DIRECTIONS
Extract the text of every entry below exactly; leave images out.

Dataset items
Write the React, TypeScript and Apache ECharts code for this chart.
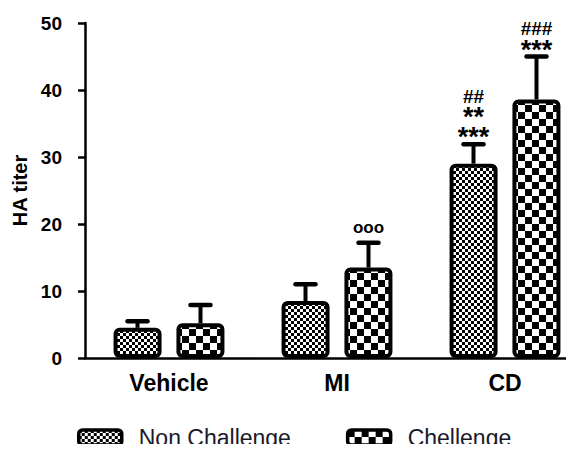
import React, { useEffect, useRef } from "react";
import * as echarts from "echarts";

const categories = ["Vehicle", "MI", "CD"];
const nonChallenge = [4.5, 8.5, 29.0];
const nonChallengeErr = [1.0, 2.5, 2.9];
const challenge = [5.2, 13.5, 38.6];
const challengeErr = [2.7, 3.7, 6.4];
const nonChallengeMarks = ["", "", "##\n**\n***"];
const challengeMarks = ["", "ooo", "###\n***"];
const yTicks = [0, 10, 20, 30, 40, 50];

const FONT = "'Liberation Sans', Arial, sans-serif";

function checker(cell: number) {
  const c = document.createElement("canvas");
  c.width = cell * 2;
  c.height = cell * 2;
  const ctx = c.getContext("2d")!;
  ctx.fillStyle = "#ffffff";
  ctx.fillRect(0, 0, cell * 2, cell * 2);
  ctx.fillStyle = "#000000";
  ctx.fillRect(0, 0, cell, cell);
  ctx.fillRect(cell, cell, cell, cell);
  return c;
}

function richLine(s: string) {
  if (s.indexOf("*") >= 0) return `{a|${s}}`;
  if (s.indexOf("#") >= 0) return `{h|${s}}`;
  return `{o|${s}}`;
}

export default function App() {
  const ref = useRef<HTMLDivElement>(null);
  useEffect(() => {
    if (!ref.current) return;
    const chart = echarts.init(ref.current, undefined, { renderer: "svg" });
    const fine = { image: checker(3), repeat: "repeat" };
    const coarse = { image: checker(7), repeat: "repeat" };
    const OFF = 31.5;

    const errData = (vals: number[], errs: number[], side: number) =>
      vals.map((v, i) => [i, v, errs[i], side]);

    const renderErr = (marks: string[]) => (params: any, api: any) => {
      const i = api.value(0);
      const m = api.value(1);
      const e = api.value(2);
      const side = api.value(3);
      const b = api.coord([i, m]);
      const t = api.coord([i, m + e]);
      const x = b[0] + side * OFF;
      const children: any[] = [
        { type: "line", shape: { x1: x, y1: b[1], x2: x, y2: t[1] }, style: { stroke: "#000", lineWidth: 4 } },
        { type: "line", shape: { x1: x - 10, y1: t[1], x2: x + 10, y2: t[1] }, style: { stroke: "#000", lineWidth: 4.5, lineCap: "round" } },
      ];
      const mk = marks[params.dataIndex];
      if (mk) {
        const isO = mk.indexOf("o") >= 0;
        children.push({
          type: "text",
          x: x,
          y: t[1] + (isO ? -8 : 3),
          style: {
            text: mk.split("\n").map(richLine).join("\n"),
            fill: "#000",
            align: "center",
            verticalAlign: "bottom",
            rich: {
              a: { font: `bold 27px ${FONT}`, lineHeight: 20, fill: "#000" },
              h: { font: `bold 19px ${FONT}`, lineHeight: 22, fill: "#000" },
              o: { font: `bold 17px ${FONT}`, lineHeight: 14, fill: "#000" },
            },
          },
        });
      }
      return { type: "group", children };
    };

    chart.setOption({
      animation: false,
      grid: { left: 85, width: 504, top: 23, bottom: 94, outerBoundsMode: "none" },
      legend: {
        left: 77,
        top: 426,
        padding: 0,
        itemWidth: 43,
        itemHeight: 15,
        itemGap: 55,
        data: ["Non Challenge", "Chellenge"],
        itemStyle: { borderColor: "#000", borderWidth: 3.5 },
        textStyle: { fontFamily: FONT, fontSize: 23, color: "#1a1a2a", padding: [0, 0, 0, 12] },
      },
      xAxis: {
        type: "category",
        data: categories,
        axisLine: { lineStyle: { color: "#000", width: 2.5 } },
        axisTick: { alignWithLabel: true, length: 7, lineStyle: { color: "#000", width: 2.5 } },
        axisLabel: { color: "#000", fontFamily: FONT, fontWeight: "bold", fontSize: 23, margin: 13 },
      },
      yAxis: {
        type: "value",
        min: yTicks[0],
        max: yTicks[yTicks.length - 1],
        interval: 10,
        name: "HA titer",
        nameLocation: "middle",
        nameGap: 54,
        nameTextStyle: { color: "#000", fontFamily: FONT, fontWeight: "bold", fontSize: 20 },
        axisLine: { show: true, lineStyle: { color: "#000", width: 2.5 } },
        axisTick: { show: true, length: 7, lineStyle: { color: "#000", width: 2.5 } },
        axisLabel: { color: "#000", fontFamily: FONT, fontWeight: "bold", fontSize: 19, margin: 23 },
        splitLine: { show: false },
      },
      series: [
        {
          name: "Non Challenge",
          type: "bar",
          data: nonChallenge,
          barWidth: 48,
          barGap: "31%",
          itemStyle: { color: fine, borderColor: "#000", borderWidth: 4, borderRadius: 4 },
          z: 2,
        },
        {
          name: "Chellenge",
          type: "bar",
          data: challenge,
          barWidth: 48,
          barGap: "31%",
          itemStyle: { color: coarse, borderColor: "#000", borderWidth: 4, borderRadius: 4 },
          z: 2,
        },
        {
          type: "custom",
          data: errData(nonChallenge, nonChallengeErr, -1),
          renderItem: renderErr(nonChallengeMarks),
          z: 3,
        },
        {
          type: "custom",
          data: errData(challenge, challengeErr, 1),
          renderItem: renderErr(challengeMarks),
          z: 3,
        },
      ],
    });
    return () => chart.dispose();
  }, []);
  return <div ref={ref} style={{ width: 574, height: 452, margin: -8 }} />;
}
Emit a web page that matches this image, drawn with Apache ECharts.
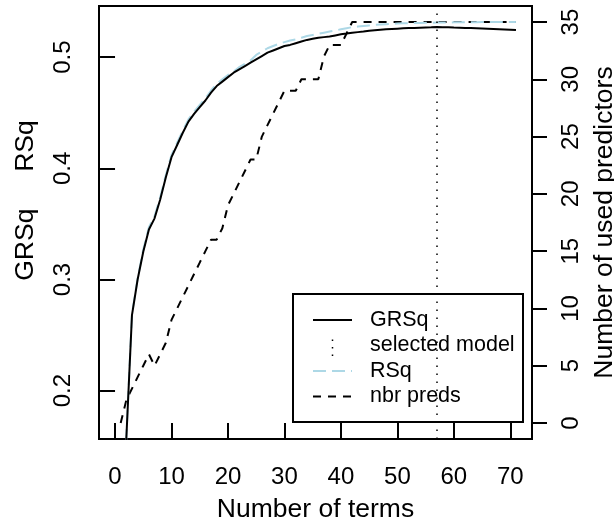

REPLY TO THE TASK
Write the React, TypeScript and Apache ECharts code for this chart.
import React, { useEffect, useRef } from "react";
import * as echarts from "echarts";

const categories = ["Vehicle", "MI", "CD"];
const nonChallenge = [4.5, 8.5, 29.0];
const nonChallengeErr = [1.0, 2.5, 2.9];
const challenge = [5.2, 13.5, 38.6];
const challengeErr = [2.7, 3.7, 6.4];
const nonChallengeMarks = ["", "", "##\n**\n***"];
const challengeMarks = ["", "ooo", "###\n***"];
const yTicks = [0, 10, 20, 30, 40, 50];

const FONT = "'Liberation Sans', Arial, sans-serif";

function checker(cell: number) {
  const c = document.createElement("canvas");
  c.width = cell * 2;
  c.height = cell * 2;
  const ctx = c.getContext("2d")!;
  ctx.fillStyle = "#ffffff";
  ctx.fillRect(0, 0, cell * 2, cell * 2);
  ctx.fillStyle = "#000000";
  ctx.fillRect(0, 0, cell, cell);
  ctx.fillRect(cell, cell, cell, cell);
  return c;
}

function richLine(s: string) {
  if (s.indexOf("*") >= 0) return `{a|${s}}`;
  if (s.indexOf("#") >= 0) return `{h|${s}}`;
  return `{o|${s}}`;
}

export default function App() {
  const ref = useRef<HTMLDivElement>(null);
  useEffect(() => {
    if (!ref.current) return;
    const chart = echarts.init(ref.current, undefined, { renderer: "svg" });
    const fine = { image: checker(3), repeat: "repeat" };
    const coarse = { image: checker(7), repeat: "repeat" };
    const OFF = 31.5;

    const errData = (vals: number[], errs: number[], side: number) =>
      vals.map((v, i) => [i, v, errs[i], side]);

    const renderErr = (marks: string[]) => (params: any, api: any) => {
      const i = api.value(0);
      const m = api.value(1);
      const e = api.value(2);
      const side = api.value(3);
      const b = api.coord([i, m]);
      const t = api.coord([i, m + e]);
      const x = b[0] + side * OFF;
      const children: any[] = [
        { type: "line", shape: { x1: x, y1: b[1], x2: x, y2: t[1] }, style: { stroke: "#000", lineWidth: 4 } },
        { type: "line", shape: { x1: x - 10, y1: t[1], x2: x + 10, y2: t[1] }, style: { stroke: "#000", lineWidth: 4.5, lineCap: "round" } },
      ];
      const mk = marks[params.dataIndex];
      if (mk) {
        const isO = mk.indexOf("o") >= 0;
        children.push({
          type: "text",
          x: x,
          y: t[1] + (isO ? -8 : 3),
          style: {
            text: mk.split("\n").map(richLine).join("\n"),
            fill: "#000",
            align: "center",
            verticalAlign: "bottom",
            rich: {
              a: { font: `bold 27px ${FONT}`, lineHeight: 20, fill: "#000" },
              h: { font: `bold 19px ${FONT}`, lineHeight: 22, fill: "#000" },
              o: { font: `bold 17px ${FONT}`, lineHeight: 14, fill: "#000" },
            },
          },
        });
      }
      return { type: "group", children };
    };

    chart.setOption({
      animation: false,
      grid: { left: 85, width: 504, top: 23, bottom: 94, outerBoundsMode: "none" },
      legend: {
        left: 77,
        top: 426,
        padding: 0,
        itemWidth: 43,
        itemHeight: 15,
        itemGap: 55,
        data: ["Non Challenge", "Chellenge"],
        itemStyle: { borderColor: "#000", borderWidth: 3.5 },
        textStyle: { fontFamily: FONT, fontSize: 23, color: "#1a1a2a", padding: [0, 0, 0, 12] },
      },
      xAxis: {
        type: "category",
        data: categories,
        axisLine: { lineStyle: { color: "#000", width: 2.5 } },
        axisTick: { alignWithLabel: true, length: 7, lineStyle: { color: "#000", width: 2.5 } },
        axisLabel: { color: "#000", fontFamily: FONT, fontWeight: "bold", fontSize: 23, margin: 13 },
      },
      yAxis: {
        type: "value",
        min: yTicks[0],
        max: yTicks[yTicks.length - 1],
        interval: 10,
        name: "HA titer",
        nameLocation: "middle",
        nameGap: 54,
        nameTextStyle: { color: "#000", fontFamily: FONT, fontWeight: "bold", fontSize: 20 },
        axisLine: { show: true, lineStyle: { color: "#000", width: 2.5 } },
        axisTick: { show: true, length: 7, lineStyle: { color: "#000", width: 2.5 } },
        axisLabel: { color: "#000", fontFamily: FONT, fontWeight: "bold", fontSize: 19, margin: 23 },
        splitLine: { show: false },
      },
      series: [
        {
          name: "Non Challenge",
          type: "bar",
          data: nonChallenge,
          barWidth: 48,
          barGap: "31%",
          itemStyle: { color: fine, borderColor: "#000", borderWidth: 4, borderRadius: 4 },
          z: 2,
        },
        {
          name: "Chellenge",
          type: "bar",
          data: challenge,
          barWidth: 48,
          barGap: "31%",
          itemStyle: { color: coarse, borderColor: "#000", borderWidth: 4, borderRadius: 4 },
          z: 2,
        },
        {
          type: "custom",
          data: errData(nonChallenge, nonChallengeErr, -1),
          renderItem: renderErr(nonChallengeMarks),
          z: 3,
        },
        {
          type: "custom",
          data: errData(challenge, challengeErr, 1),
          renderItem: renderErr(challengeMarks),
          z: 3,
        },
      ],
    });
    return () => chart.dispose();
  }, []);
  return <div ref={ref} style={{ width: 574, height: 452, margin: -8 }} />;
}
Emit a web page that matches this image, drawn with Apache ECharts.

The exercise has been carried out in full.